Fed Governor Michelle Bowman reiterated her willingness to hike rates if inflation progress reverses, and Chicago Fed President Austan Goolsbee said the employment report boosted confidence the economy is not overheating.

"Let's remember, it's early May; we shouldn't pretend that the year's over or somehow every card has been played," said Oliver Pursche, senior vice president at Wealthspire Advisors, in New York. "But I don't think for a second that any Fed official really believes that a rate hike is appropriate given current conditions and data."

First-quarter earnings season is approaching the final stretch, with 397 of the companies in the S&P 500 having reported as of Friday morning. Of those, 77% have posted consensus-beating results, according to LSEG data.

Apple surged 6.0%, after the company unveiled a record $110 billion share buyback program and beat quarterly expectations.

Shares of biotech firm Amgen jumped 11.8% after encouraging interim data on its experimental weight-loss drug MariTide and first-quarter earnings.

Travel platform Expedia cut its full-year revenue growth forecast, sending its shares sliding 15.3%.

The Dow Jones Industrial Average rose 450.02 points, or 1.18%, to 38,675.68, the S&P 500 gained 63.59 points, or 1.26%, to 5,127.79 and the Nasdaq Composite added 315.37 points, or 1.99%, to 16,156.33.

Of the 11 major sectors in the S&P 500, all but energy ended the session in positive territory, with technology claiming the largest percentage gain at 3.0%.

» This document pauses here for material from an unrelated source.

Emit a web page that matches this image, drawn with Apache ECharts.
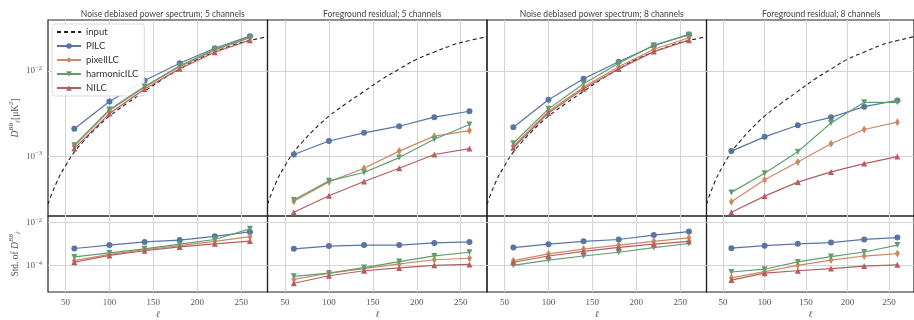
<!DOCTYPE html>
<html>
<head>
<meta charset="utf-8">
<script src="https://cdn.jsdelivr.net/npm/echarts@6/dist/echarts.min.js"></script>
<style>
  html, body { margin: 0; padding: 0; background: #fff; }
  #chart { width: 914px; height: 320px; }
</style>
</head>
<body>
<div id="chart"></div>
<script>
// multipole bins
var ell = [60, 100, 140, 180, 220, 260];

// input lensing spectrum
var inputEll = [30, 40, 50, 60, 70, 80, 90, 100, 120, 140, 160, 180, 200, 220, 240, 260, 280];
var inputDl = [2.75e-4, 5.0e-4, 7.76e-4, 1.12e-3, 1.48e-3, 1.91e-3, 2.40e-3, 2.95e-3, 4.17e-3, 5.75e-3, 7.94e-3, 1.047e-2, 1.37e-2, 1.66e-2, 1.995e-2, 2.265e-2, 2.51e-2];

// noise debiased, 5 channels
var pilc5 = [2.10e-3, 4.39e-3, 7.71e-3, 1.23e-2, 1.84e-2, 2.55e-2];
var pixel5 = [1.32e-3, 3.43e-3, 6.46e-3, 1.12e-2, 1.75e-2, 2.44e-2];
var harm5 = [1.35e-3, 3.52e-3, 6.57e-3, 1.15e-2, 1.79e-2, 2.46e-2];
var nilc5 = [1.23e-3, 3.16e-3, 6.12e-3, 1.06e-2, 1.65e-2, 2.29e-2];
var pilc5Std = [6.15e-4, 8.87e-4, 1.24e-3, 1.52e-3, 2.28e-3, 3.64e-3];
var pixel5Std = [1.66e-4, 3.24e-4, 5.37e-4, 8.3e-4, 1.33e-3, 2.2e-3];
var harm5Std = [2.47e-4, 3.83e-4, 5.9e-4, 9.8e-4, 1.62e-3, 5.1e-3];
var nilc5Std = [1.4e-4, 2.92e-4, 4.83e-4, 7.24e-4, 1.02e-3, 1.37e-3];

// foreground residual, 5 channels
var pilc5Fg = [1.05e-3, 1.51e-3, 1.88e-3, 2.25e-3, 2.87e-3, 3.37e-3];
var pixel5Fg = [2.97e-4, 5.02e-4, 7.24e-4, 1.15e-3, 1.72e-3, 2.0e-3];
var harm5Fg = [3.08e-4, 5.16e-4, 6.46e-4, 9.66e-4, 1.58e-3, 2.36e-3];
var nilc5Fg = [2.21e-4, 3.45e-4, 5.07e-4, 7.24e-4, 1.05e-3, 1.23e-3];
var pilc5FgStd = [5.9e-4, 8.0e-4, 8.9e-4, 8.9e-4, 1.12e-3, 1.24e-3];
var pixel5FgStd = [2.2e-5, 4.27e-5, 7.1e-5, 1.17e-4, 1.83e-4, 2.15e-4];
var harm5FgStd = [3.07e-5, 4.3e-5, 7.85e-5, 1.5e-4, 2.75e-4, 4.1e-4];
var nilc5FgStd = [1.46e-5, 3.27e-5, 5.6e-5, 7.6e-5, 1.0e-4, 1.1e-4];

// noise debiased, 8 channels
var pilc8 = [2.19e-3, 4.6e-3, 8.07e-3, 1.28e-2, 1.97e-2, 2.67e-2];
var pixel8 = [1.32e-3, 3.36e-3, 6.45e-3, 1.12e-2, 1.79e-2, 2.44e-2];
var harm8 = [1.42e-3, 3.59e-3, 7.06e-3, 1.23e-2, 2.0e-2, 2.64e-2];
var nilc8 = [1.26e-3, 3.22e-3, 6.18e-3, 1.055e-2, 1.68e-2, 2.29e-2];
var pilc8Std = [6.8e-4, 9.8e-4, 1.33e-3, 1.62e-3, 2.6e-3, 3.8e-3];
var pixel8Std = [1.66e-4, 3.47e-4, 5.75e-4, 8.87e-4, 1.33e-3, 1.93e-3];
var harm8Std = [1.0e-4, 1.76e-4, 2.73e-4, 4.1e-4, 6.8e-4, 1.05e-3];
var nilc8Std = [1.4e-4, 2.73e-4, 4.5e-4, 7.0e-4, 9.8e-4, 1.33e-3];

// foreground residual, 8 channels
var pilc8Fg = [1.15e-3, 1.69e-3, 2.31e-3, 2.86e-3, 3.81e-3, 4.51e-3];
var pixel8Fg = [2.94e-4, 5.3e-4, 8.59e-4, 1.4e-3, 2.06e-3, 2.51e-3];
var harm8Fg = [3.78e-4, 6.34e-4, 1.13e-3, 2.46e-3, 4.28e-3, 4.28e-3];
var nilc8Fg = [2.21e-4, 3.42e-4, 4.99e-4, 6.57e-4, 8.22e-4, 9.93e-4];
var pilc8FgStd = [6.35e-4, 8.3e-4, 1.02e-3, 1.16e-3, 1.63e-3, 2.0e-3];
var pixel8FgStd = [2.6e-5, 5.1e-5, 1.0e-4, 1.76e-4, 2.73e-4, 3.57e-4];
var harm8FgStd = [4.9e-5, 6.6e-5, 1.45e-4, 2.57e-4, 4.2e-4, 8.9e-4];
var nilc8FgStd = [2.05e-5, 4.3e-5, 5.6e-5, 7.1e-5, 9.3e-5, 1.06e-4];

var titles = [
  'Noise debiased power spectrum; 5 channels',
  'Foreground residual; 5 channels',
  'Noise debiased power spectrum; 8 channels',
  'Foreground residual; 8 channels'
];
var xTicks = [50, 100, 150, 200, 250];
var topTicks = [1e-3, 1e-2];
var bottomTicks = [1e-4, 1e-2];

var methods = ['PILC', 'pixelILC', 'harmonicILC', 'NILC'];
var topData = [
  [pilc5, pixel5, harm5, nilc5],
  [pilc5Fg, pixel5Fg, harm5Fg, nilc5Fg],
  [pilc8, pixel8, harm8, nilc8],
  [pilc8Fg, pixel8Fg, harm8Fg, nilc8Fg]
];
var bottomData = [
  [pilc5Std, pixel5Std, harm5Std, nilc5Std],
  [pilc5FgStd, pixel5FgStd, harm5FgStd, nilc5FgStd],
  [pilc8Std, pixel8Std, harm8Std, nilc8Std],
  [pilc8FgStd, pixel8FgStd, harm8FgStd, nilc8FgStd]
];

var colors = ['#5875a4', '#cc8963', '#5f9e6e', '#b55d60'];
var symbols = ['circle', 'diamond', 'triangle', 'triangle'];
var symbolSizes = [6, [5, 8], 6, 6];
var symbolRotates = [0, 0, 180, 0];

var panelLeft = [48, 267.5, 487, 706.5];
var panelWidth = 219.5;
var serif = '"Liberation Serif", "DejaVu Serif", serif';
var sans = '"Lato", "Liberation Sans", sans-serif';

function pairs(xs, ys)
{
  var out = [];
  for (var i = 0; i < xs.length; i++)
  {
    out.push([xs[i], ys[i]]);
  }
  return out;
}

function powerLabel(v)
{
  var e = Math.round(Math.log(v) / Math.LN10);
  return '{b|10}{s|\u2212' + Math.abs(e) + '}';
}

var tickRich = {
  b: { fontSize: 9, fontFamily: serif, color: '#555', lineHeight: 12 },
  s: { fontSize: 6.5, fontFamily: serif, color: '#555', lineHeight: 7, verticalAlign: 'top' }
};

var grids = [], xAxes = [], yAxes = [], series = [], titleList = [];

for (var p = 0; p < 4; p++)
{
  grids.push({ left: panelLeft[p], width: panelWidth, top: 20, height: 196, show: true, borderColor: '#222', borderWidth: 1.2, backgroundColor: 'transparent' });
  titleList.push({
    text: titles[p],
    left: panelLeft[p] + panelWidth / 2,
    top: 5,
    textAlign: 'center',
    textStyle: { fontSize: 8.5, fontWeight: 'normal', color: '#444', fontFamily: sans }
  });
}
for (var p = 0; p < 4; p++)
{
  grids.push({ left: panelLeft[p], width: panelWidth, top: 216, height: 81, show: true, borderColor: '#222', borderWidth: 1.2, backgroundColor: 'transparent' });
}

for (var g = 0; g < 8; g++)
{
  var isBottom = g >= 4;
  xAxes.push({
    type: 'value',
    gridIndex: g,
    min: 30,
    max: 280,
    axisLine: { show: false },
    axisTick: { show: false, customValues: xTicks },
    axisLabel: {
      show: isBottom,
      customValues: xTicks,
      margin: 6,
      fontSize: 9,
      fontFamily: serif,
      color: '#555'
    },
    splitLine: { show: true, lineStyle: { color: '#d4d4d4', width: 1 } },
    name: isBottom ? '\u2113' : '',
    nameLocation: 'middle',
    nameGap: 18,
    nameTextStyle: { fontSize: 9, fontFamily: serif, color: '#555', fontStyle: 'italic' }
  });
  var first = (g % 4) === 0;
  var yAxis = {
    type: 'log',
    logBase: 10,
    gridIndex: g,
    min: isBottom ? 5.68e-6 : 2.0e-4,
    max: isBottom ? 2.03e-2 : 3.94e-2,
    axisLine: { show: false },
    axisTick: { show: false, customValues: isBottom ? bottomTicks : topTicks },
    axisLabel: {
      show: first,
      customValues: isBottom ? bottomTicks : topTicks,
      margin: 6,
      formatter: powerLabel,
      rich: tickRich
    },
    splitLine: { show: true, lineStyle: { color: '#d4d4d4', width: 1 } }
  };
  if (first)
  {
    yAxis.nameLocation = 'middle';
    yAxis.nameRotate = 90;
    yAxis.nameGap = 25;
    if (isBottom)
    {
      yAxis.name = '{r|Std. of }{i|D}{sup|BB}{sub|\u2113}';
    }
    else
    {
      yAxis.name = '{i|D}{sup|BB}{sub|\u2113}{r|[\u03bcK}{sup|2}{r|]}';
    }
    yAxis.nameTextStyle = {
      color: '#555',
      rich: {
        r: { fontSize: 9.5, fontFamily: serif, color: '#555', lineHeight: 14 },
        i: { fontSize: 9.5, fontFamily: serif, fontStyle: 'italic', color: '#555', lineHeight: 14 },
        sup: { fontSize: 6.5, fontFamily: serif, fontStyle: 'italic', color: '#555', lineHeight: 7, verticalAlign: 'top' },
        sub: { fontSize: 6.5, fontFamily: serif, fontStyle: 'italic', color: '#555', lineHeight: 7, verticalAlign: 'bottom' }
      }
    };
  }
  yAxes.push(yAxis);
}

for (var p = 0; p < 4; p++)
{
  series.push({
    name: 'input',
    type: 'line',
    xAxisIndex: p,
    yAxisIndex: p,
    data: pairs(inputEll, inputDl),
    smooth: true,
    symbol: 'none',
    lineStyle: { color: '#222', width: 1.1, type: [4, 3] },
    itemStyle: { color: '#222' },
    z: 2
  });
  for (var m = 0; m < methods.length; m++)
  {
    var common = {
      name: methods[m],
      type: 'line',
      symbol: symbols[m],
      symbolSize: symbolSizes[m],
      symbolRotate: symbolRotates[m],
      lineStyle: { color: colors[m], width: 1.2 },
      itemStyle: { color: colors[m] },
      z: 3 + m
    };
    series.push(Object.assign({}, common, { xAxisIndex: p, yAxisIndex: p, data: pairs(ell, topData[p][m]) }));
    series.push(Object.assign({}, common, { xAxisIndex: p + 4, yAxisIndex: p + 4, data: pairs(ell, bottomData[p][m]) }));
  }
}

var chart = echarts.init(document.getElementById('chart'), null, { renderer: 'canvas' });
chart.setOption({
  animation: false,
  backgroundColor: '#fff',
  title: titleList,
  legend: {
    data: [
      { name: 'input', itemStyle: { opacity: 0 } },
      'PILC', 'pixelILC', 'harmonicILC', 'NILC'
    ],
    orient: 'vertical',
    left: 52,
    top: 24,
    itemWidth: 24,
    itemHeight: 7,
    itemGap: 4,
    padding: [3, 6, 3, 4],
    backgroundColor: 'rgba(255,255,255,0.9)',
    borderColor: '#d0d0d0',
    borderWidth: 0.8,
    borderRadius: 3,
    textStyle: { fontSize: 9.5, fontFamily: sans, color: '#333' }
  },
  grid: grids,
  xAxis: xAxes,
  yAxis: yAxes,
  series: series
});
</script>
</body>
</html>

Advancing issues outnumbered declining ones on the NYSE by a 3.62-to-1 ratio; on Nasdaq, a 2.00-to-1 ratio favored advancers.

The S&P 500 posted 21 new 52-week highs and one new low; the Nasdaq Composite recorded 95 new highs and 65 new lows.

Volume on U.S. exchanges was 10.72 billion shares, compared with the 11.07 billion average for the full session over the last 20 trading days.